- COLLECTED DATA
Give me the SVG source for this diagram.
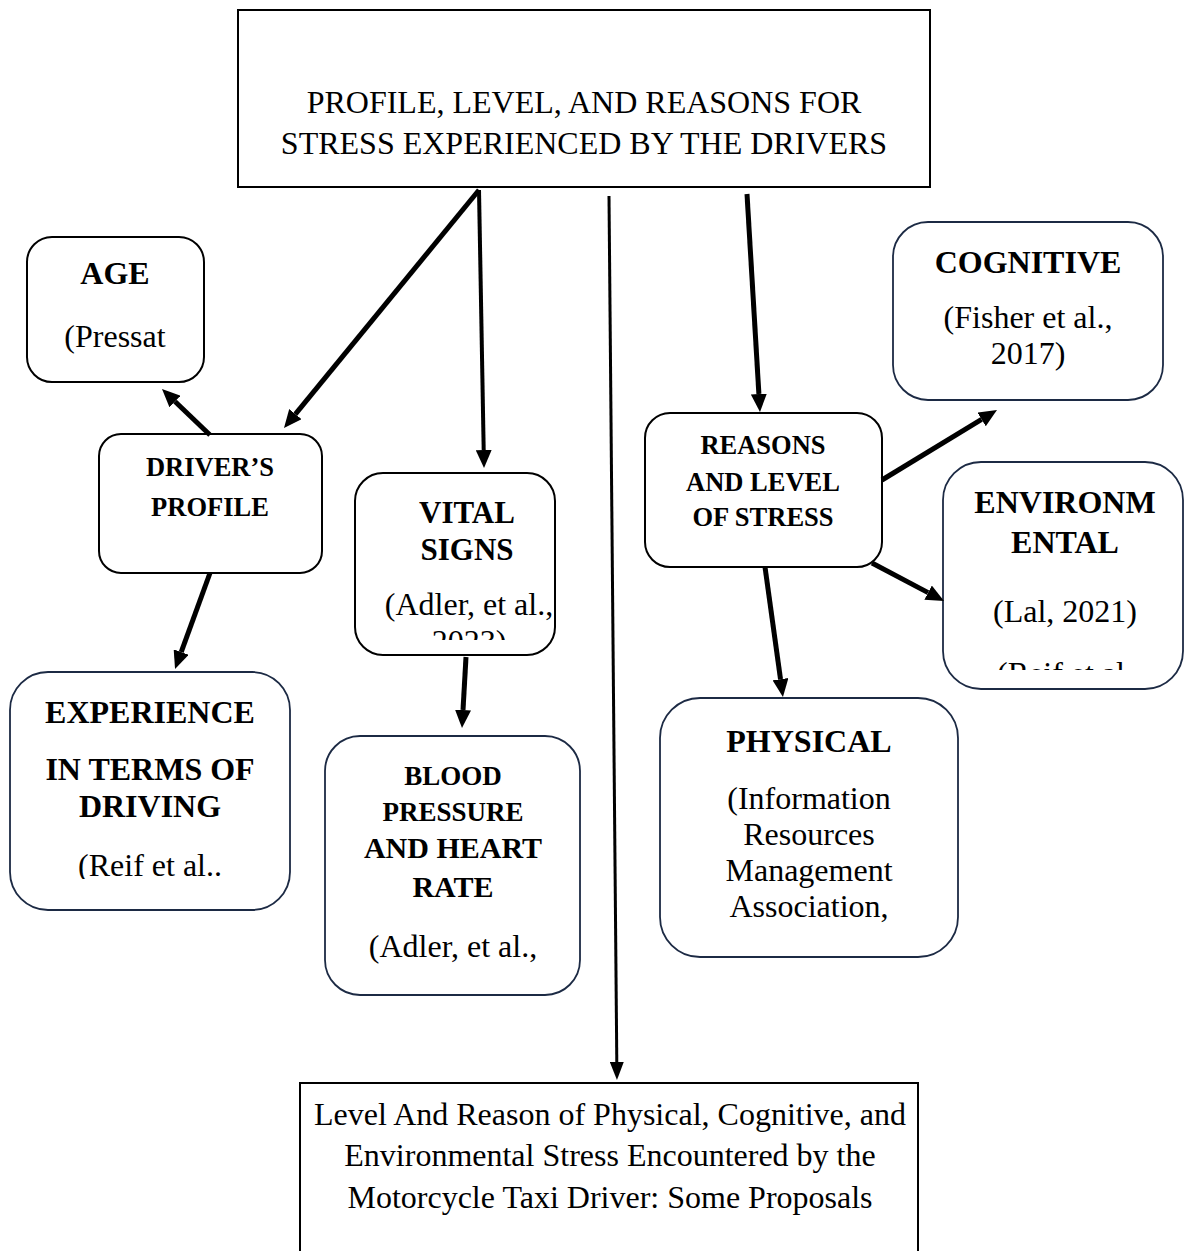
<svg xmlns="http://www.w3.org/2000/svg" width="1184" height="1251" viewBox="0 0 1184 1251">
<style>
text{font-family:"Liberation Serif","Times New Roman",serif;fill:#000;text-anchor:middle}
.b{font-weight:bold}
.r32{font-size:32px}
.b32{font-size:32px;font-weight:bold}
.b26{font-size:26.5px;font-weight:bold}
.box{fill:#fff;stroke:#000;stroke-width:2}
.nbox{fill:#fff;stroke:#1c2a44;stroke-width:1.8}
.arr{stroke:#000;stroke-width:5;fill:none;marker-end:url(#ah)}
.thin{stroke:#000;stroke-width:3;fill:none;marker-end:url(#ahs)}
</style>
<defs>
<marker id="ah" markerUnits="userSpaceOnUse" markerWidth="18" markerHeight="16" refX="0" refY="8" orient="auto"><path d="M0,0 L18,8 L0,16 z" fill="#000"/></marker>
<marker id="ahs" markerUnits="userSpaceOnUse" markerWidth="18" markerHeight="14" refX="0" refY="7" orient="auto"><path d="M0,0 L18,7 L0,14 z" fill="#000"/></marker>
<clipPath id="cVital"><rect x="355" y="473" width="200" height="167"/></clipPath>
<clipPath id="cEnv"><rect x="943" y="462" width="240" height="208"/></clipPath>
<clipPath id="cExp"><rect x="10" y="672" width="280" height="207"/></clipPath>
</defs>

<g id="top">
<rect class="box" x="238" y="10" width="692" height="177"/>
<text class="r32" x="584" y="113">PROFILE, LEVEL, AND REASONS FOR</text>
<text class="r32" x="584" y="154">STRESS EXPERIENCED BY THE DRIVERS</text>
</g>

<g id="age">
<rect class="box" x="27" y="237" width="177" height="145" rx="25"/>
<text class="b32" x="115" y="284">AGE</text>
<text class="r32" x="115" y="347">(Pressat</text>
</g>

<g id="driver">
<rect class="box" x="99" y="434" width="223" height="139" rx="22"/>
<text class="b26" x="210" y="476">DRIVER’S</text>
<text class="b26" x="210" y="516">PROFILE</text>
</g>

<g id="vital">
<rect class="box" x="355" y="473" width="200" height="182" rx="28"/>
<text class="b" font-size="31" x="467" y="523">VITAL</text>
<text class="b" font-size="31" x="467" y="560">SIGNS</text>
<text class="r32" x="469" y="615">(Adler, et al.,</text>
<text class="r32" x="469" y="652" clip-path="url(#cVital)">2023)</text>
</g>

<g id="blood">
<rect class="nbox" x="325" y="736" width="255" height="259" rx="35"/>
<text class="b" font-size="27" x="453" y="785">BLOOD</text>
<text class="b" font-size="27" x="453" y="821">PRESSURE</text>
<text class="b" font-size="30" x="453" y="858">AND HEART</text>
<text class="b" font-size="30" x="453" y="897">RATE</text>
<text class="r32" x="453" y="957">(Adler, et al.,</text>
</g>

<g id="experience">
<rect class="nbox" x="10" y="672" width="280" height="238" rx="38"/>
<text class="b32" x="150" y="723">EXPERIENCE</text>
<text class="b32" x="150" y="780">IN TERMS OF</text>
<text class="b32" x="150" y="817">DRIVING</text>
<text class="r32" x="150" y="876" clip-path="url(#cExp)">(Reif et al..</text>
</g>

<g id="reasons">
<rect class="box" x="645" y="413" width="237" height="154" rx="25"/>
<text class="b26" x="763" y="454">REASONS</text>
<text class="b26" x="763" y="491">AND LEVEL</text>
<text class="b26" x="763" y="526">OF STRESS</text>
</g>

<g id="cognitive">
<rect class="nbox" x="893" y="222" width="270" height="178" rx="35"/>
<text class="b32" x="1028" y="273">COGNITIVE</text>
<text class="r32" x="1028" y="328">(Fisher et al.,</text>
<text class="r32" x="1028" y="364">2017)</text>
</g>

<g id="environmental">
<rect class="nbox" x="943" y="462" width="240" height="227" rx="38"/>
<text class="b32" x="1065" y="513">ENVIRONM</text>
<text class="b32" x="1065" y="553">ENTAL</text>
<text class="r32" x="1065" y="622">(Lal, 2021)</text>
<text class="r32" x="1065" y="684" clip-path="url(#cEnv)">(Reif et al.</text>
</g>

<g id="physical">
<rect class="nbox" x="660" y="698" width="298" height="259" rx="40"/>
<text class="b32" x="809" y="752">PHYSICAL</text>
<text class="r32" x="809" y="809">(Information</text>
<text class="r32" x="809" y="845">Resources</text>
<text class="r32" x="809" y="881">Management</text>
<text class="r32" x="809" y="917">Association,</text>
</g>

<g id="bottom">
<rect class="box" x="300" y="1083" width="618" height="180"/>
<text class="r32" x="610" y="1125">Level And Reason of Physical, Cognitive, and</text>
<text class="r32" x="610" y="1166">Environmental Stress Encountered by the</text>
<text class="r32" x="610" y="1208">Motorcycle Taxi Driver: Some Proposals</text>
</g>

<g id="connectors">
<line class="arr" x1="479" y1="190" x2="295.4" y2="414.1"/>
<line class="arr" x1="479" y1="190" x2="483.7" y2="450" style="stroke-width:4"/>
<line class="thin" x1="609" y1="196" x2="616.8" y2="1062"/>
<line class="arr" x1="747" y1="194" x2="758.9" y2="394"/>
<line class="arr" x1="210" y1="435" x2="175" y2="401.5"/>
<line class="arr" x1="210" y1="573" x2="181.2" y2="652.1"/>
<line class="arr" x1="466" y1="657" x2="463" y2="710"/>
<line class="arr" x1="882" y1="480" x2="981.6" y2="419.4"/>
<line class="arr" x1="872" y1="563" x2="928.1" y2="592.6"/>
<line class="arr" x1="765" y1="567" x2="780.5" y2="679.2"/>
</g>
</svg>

- WHAT THE TASK REQUIRES
Reproduce the material in its entirety and word for word, without the pictures.

- ANSWER TO THIS EXERCISE
Give me the SVG source for this diagram.
<svg xmlns="http://www.w3.org/2000/svg" width="1184" height="1251" viewBox="0 0 1184 1251">
<style>
text{font-family:"Liberation Serif","Times New Roman",serif;fill:#000;text-anchor:middle}
.b{font-weight:bold}
.r32{font-size:32px}
.b32{font-size:32px;font-weight:bold}
.b26{font-size:26.5px;font-weight:bold}
.box{fill:#fff;stroke:#000;stroke-width:2}
.nbox{fill:#fff;stroke:#1c2a44;stroke-width:1.8}
.arr{stroke:#000;stroke-width:5;fill:none;marker-end:url(#ah)}
.thin{stroke:#000;stroke-width:3;fill:none;marker-end:url(#ahs)}
</style>
<defs>
<marker id="ah" markerUnits="userSpaceOnUse" markerWidth="18" markerHeight="16" refX="0" refY="8" orient="auto"><path d="M0,0 L18,8 L0,16 z" fill="#000"/></marker>
<marker id="ahs" markerUnits="userSpaceOnUse" markerWidth="18" markerHeight="14" refX="0" refY="7" orient="auto"><path d="M0,0 L18,7 L0,14 z" fill="#000"/></marker>
<clipPath id="cVital"><rect x="355" y="473" width="200" height="167"/></clipPath>
<clipPath id="cEnv"><rect x="943" y="462" width="240" height="208"/></clipPath>
<clipPath id="cExp"><rect x="10" y="672" width="280" height="207"/></clipPath>
</defs>

<g id="top">
<rect class="box" x="238" y="10" width="692" height="177"/>
<text class="r32" x="584" y="113">PROFILE, LEVEL, AND REASONS FOR</text>
<text class="r32" x="584" y="154">STRESS EXPERIENCED BY THE DRIVERS</text>
</g>

<g id="age">
<rect class="box" x="27" y="237" width="177" height="145" rx="25"/>
<text class="b32" x="115" y="284">AGE</text>
<text class="r32" x="115" y="347">(Pressat</text>
</g>

<g id="driver">
<rect class="box" x="99" y="434" width="223" height="139" rx="22"/>
<text class="b26" x="210" y="476">DRIVER’S</text>
<text class="b26" x="210" y="516">PROFILE</text>
</g>

<g id="vital">
<rect class="box" x="355" y="473" width="200" height="182" rx="28"/>
<text class="b" font-size="31" x="467" y="523">VITAL</text>
<text class="b" font-size="31" x="467" y="560">SIGNS</text>
<text class="r32" x="469" y="615">(Adler, et al.,</text>
<text class="r32" x="469" y="652" clip-path="url(#cVital)">2023)</text>
</g>

<g id="blood">
<rect class="nbox" x="325" y="736" width="255" height="259" rx="35"/>
<text class="b" font-size="27" x="453" y="785">BLOOD</text>
<text class="b" font-size="27" x="453" y="821">PRESSURE</text>
<text class="b" font-size="30" x="453" y="858">AND HEART</text>
<text class="b" font-size="30" x="453" y="897">RATE</text>
<text class="r32" x="453" y="957">(Adler, et al.,</text>
</g>

<g id="experience">
<rect class="nbox" x="10" y="672" width="280" height="238" rx="38"/>
<text class="b32" x="150" y="723">EXPERIENCE</text>
<text class="b32" x="150" y="780">IN TERMS OF</text>
<text class="b32" x="150" y="817">DRIVING</text>
<text class="r32" x="150" y="876" clip-path="url(#cExp)">(Reif et al..</text>
</g>

<g id="reasons">
<rect class="box" x="645" y="413" width="237" height="154" rx="25"/>
<text class="b26" x="763" y="454">REASONS</text>
<text class="b26" x="763" y="491">AND LEVEL</text>
<text class="b26" x="763" y="526">OF STRESS</text>
</g>

<g id="cognitive">
<rect class="nbox" x="893" y="222" width="270" height="178" rx="35"/>
<text class="b32" x="1028" y="273">COGNITIVE</text>
<text class="r32" x="1028" y="328">(Fisher et al.,</text>
<text class="r32" x="1028" y="364">2017)</text>
</g>

<g id="environmental">
<rect class="nbox" x="943" y="462" width="240" height="227" rx="38"/>
<text class="b32" x="1065" y="513">ENVIRONM</text>
<text class="b32" x="1065" y="553">ENTAL</text>
<text class="r32" x="1065" y="622">(Lal, 2021)</text>
<text class="r32" x="1065" y="684" clip-path="url(#cEnv)">(Reif et al.</text>
</g>

<g id="physical">
<rect class="nbox" x="660" y="698" width="298" height="259" rx="40"/>
<text class="b32" x="809" y="752">PHYSICAL</text>
<text class="r32" x="809" y="809">(Information</text>
<text class="r32" x="809" y="845">Resources</text>
<text class="r32" x="809" y="881">Management</text>
<text class="r32" x="809" y="917">Association,</text>
</g>

<g id="bottom">
<rect class="box" x="300" y="1083" width="618" height="180"/>
<text class="r32" x="610" y="1125">Level And Reason of Physical, Cognitive, and</text>
<text class="r32" x="610" y="1166">Environmental Stress Encountered by the</text>
<text class="r32" x="610" y="1208">Motorcycle Taxi Driver: Some Proposals</text>
</g>

<g id="connectors">
<line class="arr" x1="479" y1="190" x2="295.4" y2="414.1"/>
<line class="arr" x1="479" y1="190" x2="483.7" y2="450" style="stroke-width:4"/>
<line class="thin" x1="609" y1="196" x2="616.8" y2="1062"/>
<line class="arr" x1="747" y1="194" x2="758.9" y2="394"/>
<line class="arr" x1="210" y1="435" x2="175" y2="401.5"/>
<line class="arr" x1="210" y1="573" x2="181.2" y2="652.1"/>
<line class="arr" x1="466" y1="657" x2="463" y2="710"/>
<line class="arr" x1="882" y1="480" x2="981.6" y2="419.4"/>
<line class="arr" x1="872" y1="563" x2="928.1" y2="592.6"/>
<line class="arr" x1="765" y1="567" x2="780.5" y2="679.2"/>
</g>
</svg>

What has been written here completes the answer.